=== Work to be completed ===
Copy out the data exactly, leaving the pictures behind.
-- BEGIN Available data --
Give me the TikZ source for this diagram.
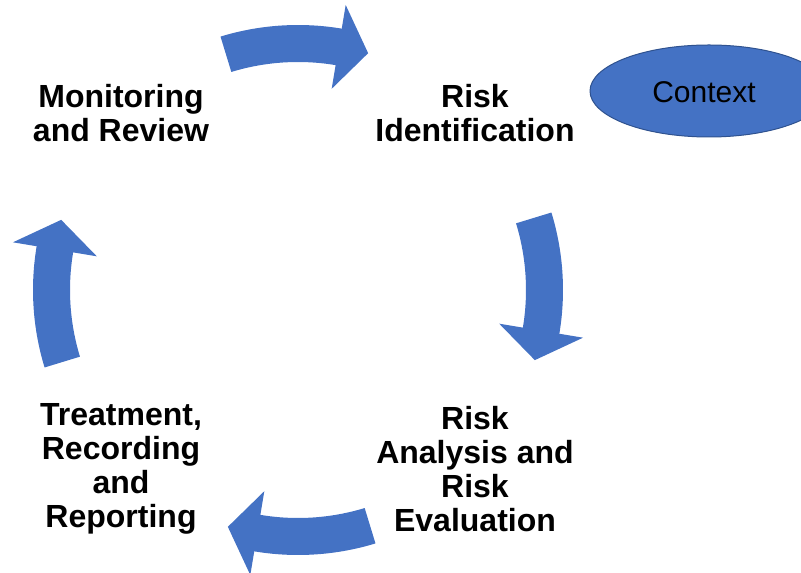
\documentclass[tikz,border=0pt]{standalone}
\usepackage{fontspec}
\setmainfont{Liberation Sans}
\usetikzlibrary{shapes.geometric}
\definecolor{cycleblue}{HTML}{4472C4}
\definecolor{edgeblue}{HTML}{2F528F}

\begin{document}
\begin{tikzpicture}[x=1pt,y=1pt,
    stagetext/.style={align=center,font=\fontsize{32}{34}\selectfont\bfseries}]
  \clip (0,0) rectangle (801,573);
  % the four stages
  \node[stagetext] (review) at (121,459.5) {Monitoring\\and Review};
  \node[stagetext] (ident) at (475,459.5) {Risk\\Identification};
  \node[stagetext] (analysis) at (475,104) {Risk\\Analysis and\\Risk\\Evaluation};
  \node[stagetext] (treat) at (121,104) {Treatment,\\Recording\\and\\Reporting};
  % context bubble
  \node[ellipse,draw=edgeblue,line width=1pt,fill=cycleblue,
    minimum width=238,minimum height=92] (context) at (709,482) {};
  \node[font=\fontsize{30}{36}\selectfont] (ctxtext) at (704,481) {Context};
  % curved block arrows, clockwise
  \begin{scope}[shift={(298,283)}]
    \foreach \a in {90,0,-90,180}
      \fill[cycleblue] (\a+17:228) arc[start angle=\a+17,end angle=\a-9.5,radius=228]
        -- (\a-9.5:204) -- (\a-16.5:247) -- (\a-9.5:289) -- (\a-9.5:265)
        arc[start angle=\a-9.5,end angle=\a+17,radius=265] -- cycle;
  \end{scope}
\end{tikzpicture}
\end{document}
-- END Available data --
=== Task output ===
Give me the TikZ source for this diagram.
\documentclass[tikz,border=0pt]{standalone}
\usepackage{fontspec}
\setmainfont{Liberation Sans}
\usetikzlibrary{shapes.geometric}
\definecolor{cycleblue}{HTML}{4472C4}
\definecolor{edgeblue}{HTML}{2F528F}

\begin{document}
\begin{tikzpicture}[x=1pt,y=1pt,
    stagetext/.style={align=center,font=\fontsize{32}{34}\selectfont\bfseries}]
  \clip (0,0) rectangle (801,573);
  % the four stages
  \node[stagetext] (review) at (121,459.5) {Monitoring\\and Review};
  \node[stagetext] (ident) at (475,459.5) {Risk\\Identification};
  \node[stagetext] (analysis) at (475,104) {Risk\\Analysis and\\Risk\\Evaluation};
  \node[stagetext] (treat) at (121,104) {Treatment,\\Recording\\and\\Reporting};
  % context bubble
  \node[ellipse,draw=edgeblue,line width=1pt,fill=cycleblue,
    minimum width=238,minimum height=92] (context) at (709,482) {};
  \node[font=\fontsize{30}{36}\selectfont] (ctxtext) at (704,481) {Context};
  % curved block arrows, clockwise
  \begin{scope}[shift={(298,283)}]
    \foreach \a in {90,0,-90,180}
      \fill[cycleblue] (\a+17:228) arc[start angle=\a+17,end angle=\a-9.5,radius=228]
        -- (\a-9.5:204) -- (\a-16.5:247) -- (\a-9.5:289) -- (\a-9.5:265)
        arc[start angle=\a-9.5,end angle=\a+17,radius=265] -- cycle;
  \end{scope}
\end{tikzpicture}
\end{document}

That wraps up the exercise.